Word for word, quote all of the material, omitting the pictures.

###

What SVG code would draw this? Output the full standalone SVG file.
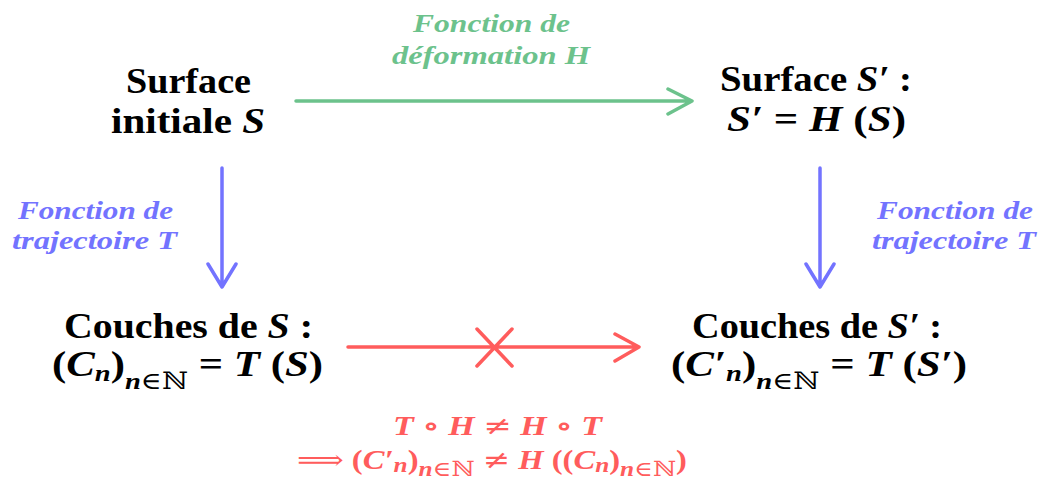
<svg xmlns="http://www.w3.org/2000/svg" width="1040" height="485" viewBox="0 0 1040 485">
<style>
text{font-family:"Liberation Serif","DejaVu Serif",serif;font-weight:bold}
.m{font-size:36px;fill:#000}
.i{font-style:italic}
.u{font-style:normal;font-weight:normal;font-family:"DejaVu Serif",serif}
.s{font-size:24px}
.t{font-size:21px}
.g{font-size:26px;font-style:italic;fill:#6cc28c}
.b{font-size:26px;font-style:italic;fill:#7373ff}
.r{font-size:27px;fill:#ff5c5c}
.ln{fill:none;stroke-width:3.5;stroke-linecap:round;stroke-linejoin:round}
</style>
<rect width="1040" height="485" fill="#fff"/>
<g id="connectors">
  <g id="edge-H" stroke="#6cc28c" class="ln">
    <path d="M296 101H692M668 89L692 101L668 114"/>
  </g>
  <g id="edge-T-left" stroke="#7373ff" class="ln">
    <path d="M222 168V287M208 264L222 287L236 264"/>
  </g>
  <g id="edge-T-right" stroke="#7373ff" class="ln">
    <path d="M820 168V287M806 264L820 287L834 264"/>
  </g>
  <g id="edge-cross" stroke="#ff5c5c" class="ln">
    <path d="M348 347H639M615 334L639 347L615 361M477 329L512 366M477 366L512 329"/>
  </g>
  <text class="g" x="413" y="32" textLength="157" lengthAdjust="spacingAndGlyphs">Fonction de</text>
  <text class="g" x="392" y="64" textLength="198" lengthAdjust="spacingAndGlyphs">déformation H</text>
  <text class="b" x="18" y="219" textLength="155" lengthAdjust="spacingAndGlyphs">Fonction de</text>
  <text class="b" x="12" y="249" textLength="165" lengthAdjust="spacingAndGlyphs">trajectoire T</text>
  <text class="b" x="877" y="219" textLength="156" lengthAdjust="spacingAndGlyphs">Fonction de</text>
  <text class="b" x="872" y="249" textLength="164" lengthAdjust="spacingAndGlyphs">trajectoire T</text>
</g>
<g id="node-S">
  <text class="m" x="126" y="93" textLength="125" lengthAdjust="spacingAndGlyphs">Surface</text>
  <text class="m" x="111" y="133" textLength="154" lengthAdjust="spacingAndGlyphs">initiale <tspan class="i">S</tspan></text>
</g>
<g id="node-Sp">
  <text class="m" x="720" y="91" textLength="192" lengthAdjust="spacingAndGlyphs">Surface <tspan class="i">S′</tspan> :</text>
  <text class="m" x="727" y="131" textLength="179" lengthAdjust="spacingAndGlyphs"><tspan class="i">S′</tspan> = <tspan class="i">H</tspan> (<tspan class="i">S</tspan>)</text>
</g>
<g id="node-C">
  <text class="m" x="64" y="338" textLength="249" lengthAdjust="spacingAndGlyphs">Couches de <tspan class="i">S</tspan> :</text>
  <text class="m" x="52" y="376" textLength="271" lengthAdjust="spacingAndGlyphs">(<tspan class="i">C</tspan><tspan class="s i" dy="5">n</tspan><tspan dy="-5">)</tspan><tspan class="s i" dy="13">n</tspan><tspan class="s u">∈ℕ</tspan><tspan dy="-13"> = </tspan><tspan class="i">T</tspan> (<tspan class="i">S</tspan>)</text>
</g>
<g id="node-Cp">
  <text class="m" x="692" y="338" textLength="250" lengthAdjust="spacingAndGlyphs">Couches de <tspan class="i">S′</tspan> :</text>
  <text class="m" x="671" y="376" textLength="296" lengthAdjust="spacingAndGlyphs">(<tspan class="i">C′</tspan><tspan class="s i" dy="5">n</tspan><tspan dy="-5">)</tspan><tspan class="s i" dy="13">n</tspan><tspan class="s u">∈ℕ</tspan><tspan dy="-13"> = </tspan><tspan class="i">T</tspan> (<tspan class="i">S′</tspan>)</text>
</g>
<g id="note">
  <text class="r" x="393" y="435" textLength="209" lengthAdjust="spacingAndGlyphs"><tspan class="i">T</tspan> ∘ <tspan class="i">H</tspan> <tspan class="u">≠</tspan> <tspan class="i">H</tspan> ∘ <tspan class="i">T</tspan></text>
  <text class="r" x="297" y="469" textLength="390" lengthAdjust="spacingAndGlyphs"><tspan class="u">⟹</tspan> (<tspan class="i">C′</tspan><tspan class="t i" dy="3">n</tspan><tspan dy="-3">)</tspan><tspan class="t i" dy="7">n</tspan><tspan class="t u">∈ℕ</tspan><tspan dy="-7"> <tspan class="u">≠</tspan> </tspan><tspan class="i">H</tspan> ((<tspan class="i">C</tspan><tspan class="t i" dy="3">n</tspan><tspan dy="-3">)</tspan><tspan class="t i" dy="7">n</tspan><tspan class="t u">∈ℕ</tspan><tspan dy="-7">)</tspan></text>
</g>
</svg>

###

### SOLUTION TO THIS TASK:
What SVG code would draw this? Output the full standalone SVG file.
<svg xmlns="http://www.w3.org/2000/svg" width="1040" height="485" viewBox="0 0 1040 485">
<style>
text{font-family:"Liberation Serif","DejaVu Serif",serif;font-weight:bold}
.m{font-size:36px;fill:#000}
.i{font-style:italic}
.u{font-style:normal;font-weight:normal;font-family:"DejaVu Serif",serif}
.s{font-size:24px}
.t{font-size:21px}
.g{font-size:26px;font-style:italic;fill:#6cc28c}
.b{font-size:26px;font-style:italic;fill:#7373ff}
.r{font-size:27px;fill:#ff5c5c}
.ln{fill:none;stroke-width:3.5;stroke-linecap:round;stroke-linejoin:round}
</style>
<rect width="1040" height="485" fill="#fff"/>
<g id="connectors">
  <g id="edge-H" stroke="#6cc28c" class="ln">
    <path d="M296 101H692M668 89L692 101L668 114"/>
  </g>
  <g id="edge-T-left" stroke="#7373ff" class="ln">
    <path d="M222 168V287M208 264L222 287L236 264"/>
  </g>
  <g id="edge-T-right" stroke="#7373ff" class="ln">
    <path d="M820 168V287M806 264L820 287L834 264"/>
  </g>
  <g id="edge-cross" stroke="#ff5c5c" class="ln">
    <path d="M348 347H639M615 334L639 347L615 361M477 329L512 366M477 366L512 329"/>
  </g>
  <text class="g" x="413" y="32" textLength="157" lengthAdjust="spacingAndGlyphs">Fonction de</text>
  <text class="g" x="392" y="64" textLength="198" lengthAdjust="spacingAndGlyphs">déformation H</text>
  <text class="b" x="18" y="219" textLength="155" lengthAdjust="spacingAndGlyphs">Fonction de</text>
  <text class="b" x="12" y="249" textLength="165" lengthAdjust="spacingAndGlyphs">trajectoire T</text>
  <text class="b" x="877" y="219" textLength="156" lengthAdjust="spacingAndGlyphs">Fonction de</text>
  <text class="b" x="872" y="249" textLength="164" lengthAdjust="spacingAndGlyphs">trajectoire T</text>
</g>
<g id="node-S">
  <text class="m" x="126" y="93" textLength="125" lengthAdjust="spacingAndGlyphs">Surface</text>
  <text class="m" x="111" y="133" textLength="154" lengthAdjust="spacingAndGlyphs">initiale <tspan class="i">S</tspan></text>
</g>
<g id="node-Sp">
  <text class="m" x="720" y="91" textLength="192" lengthAdjust="spacingAndGlyphs">Surface <tspan class="i">S′</tspan> :</text>
  <text class="m" x="727" y="131" textLength="179" lengthAdjust="spacingAndGlyphs"><tspan class="i">S′</tspan> = <tspan class="i">H</tspan> (<tspan class="i">S</tspan>)</text>
</g>
<g id="node-C">
  <text class="m" x="64" y="338" textLength="249" lengthAdjust="spacingAndGlyphs">Couches de <tspan class="i">S</tspan> :</text>
  <text class="m" x="52" y="376" textLength="271" lengthAdjust="spacingAndGlyphs">(<tspan class="i">C</tspan><tspan class="s i" dy="5">n</tspan><tspan dy="-5">)</tspan><tspan class="s i" dy="13">n</tspan><tspan class="s u">∈ℕ</tspan><tspan dy="-13"> = </tspan><tspan class="i">T</tspan> (<tspan class="i">S</tspan>)</text>
</g>
<g id="node-Cp">
  <text class="m" x="692" y="338" textLength="250" lengthAdjust="spacingAndGlyphs">Couches de <tspan class="i">S′</tspan> :</text>
  <text class="m" x="671" y="376" textLength="296" lengthAdjust="spacingAndGlyphs">(<tspan class="i">C′</tspan><tspan class="s i" dy="5">n</tspan><tspan dy="-5">)</tspan><tspan class="s i" dy="13">n</tspan><tspan class="s u">∈ℕ</tspan><tspan dy="-13"> = </tspan><tspan class="i">T</tspan> (<tspan class="i">S′</tspan>)</text>
</g>
<g id="note">
  <text class="r" x="393" y="435" textLength="209" lengthAdjust="spacingAndGlyphs"><tspan class="i">T</tspan> ∘ <tspan class="i">H</tspan> <tspan class="u">≠</tspan> <tspan class="i">H</tspan> ∘ <tspan class="i">T</tspan></text>
  <text class="r" x="297" y="469" textLength="390" lengthAdjust="spacingAndGlyphs"><tspan class="u">⟹</tspan> (<tspan class="i">C′</tspan><tspan class="t i" dy="3">n</tspan><tspan dy="-3">)</tspan><tspan class="t i" dy="7">n</tspan><tspan class="t u">∈ℕ</tspan><tspan dy="-7"> <tspan class="u">≠</tspan> </tspan><tspan class="i">H</tspan> ((<tspan class="i">C</tspan><tspan class="t i" dy="3">n</tspan><tspan dy="-3">)</tspan><tspan class="t i" dy="7">n</tspan><tspan class="t u">∈ℕ</tspan><tspan dy="-7">)</tspan></text>
</g>
</svg>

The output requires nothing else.